If you have diabetes, you need to make sure your blood pressure is well controlled and a healthy lifestyle will help you achieve this. Find out what you need to do and why it’s vital.

Diabetes and high blood pressure

About a quarter of people with type 1 diabetes and 80% of people with type 2 diabetes have high blood pressure.

Having diabetes raises your risk of heart disease, stroke, kidney disease and other health problems. And having high blood pressure also raises this risk.

If you have diabetes and high blood pressure together, this raises your risk of health problems even more. For instance, it puts you more at risk of developing diabetes complications with feet, eyes and your kidneys.

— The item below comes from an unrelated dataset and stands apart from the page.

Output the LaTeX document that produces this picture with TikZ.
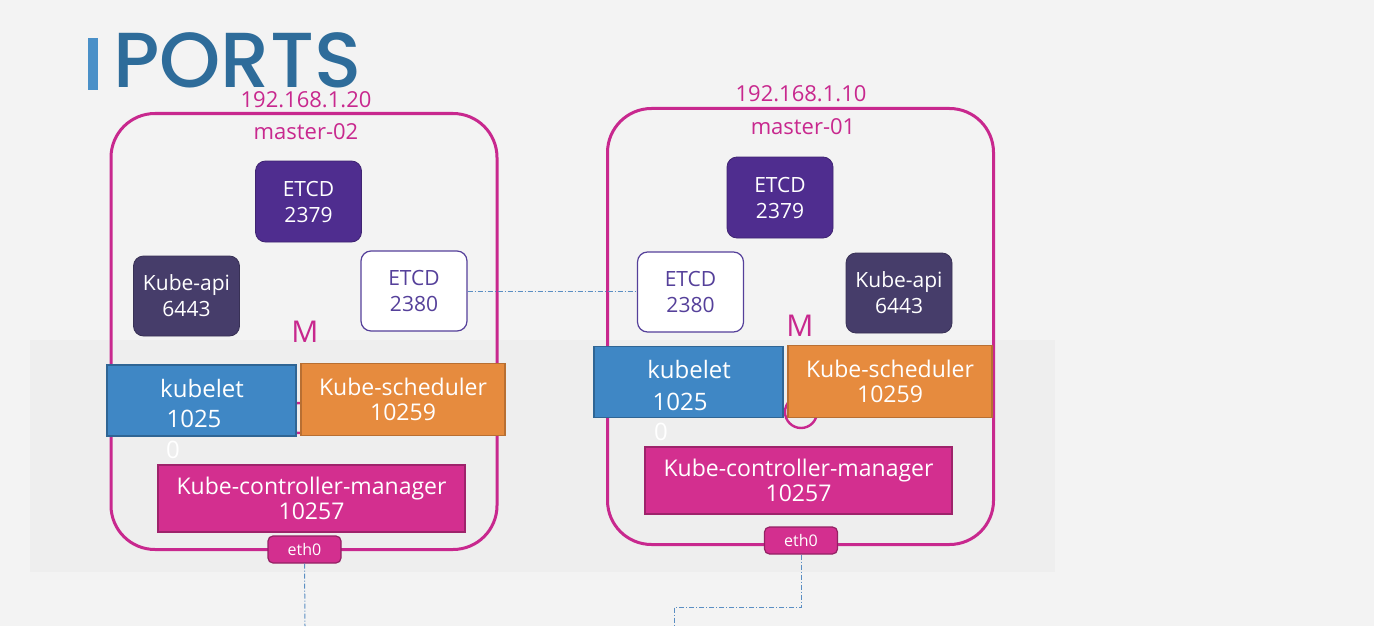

If you need help with bringing your blood pressure down, you should:

  • Stick to a healthy diet with less salt plus more fruit and veg. Salt raises your blood pressure, so the more you have the higher your blood pressure.
  • Limit your alcohol intake because alcohol causes your blood pressure to go up, so stay within the recommended 14 units a week.
  • Lose weight because being overweight makes your heart work harder to pump blood around your body, which can raise your blood pressure.
  • Get active and take regular exercise, to keep your heart and blood vessels in good condition, which lowers blood pressure.
  • Cut down on caffeine as more than four cups of coffee a day may increase your blood pressure. 
  • Stop smoking, which may not cause high blood pressure but puts you at a higher risk of a heart attack and stroke.
  • Get a good night's sleep because long-term lack of sleep is linked to a rise in blood pressure, so getting at least six hours of sleep a night is advised.

Medication for high blood pressure

Many people with diabetes take medication to treat blood pressure, but your healthcare team will advise you on this after you have been tested.

So why not be healthier now and keep your blood pressure in check.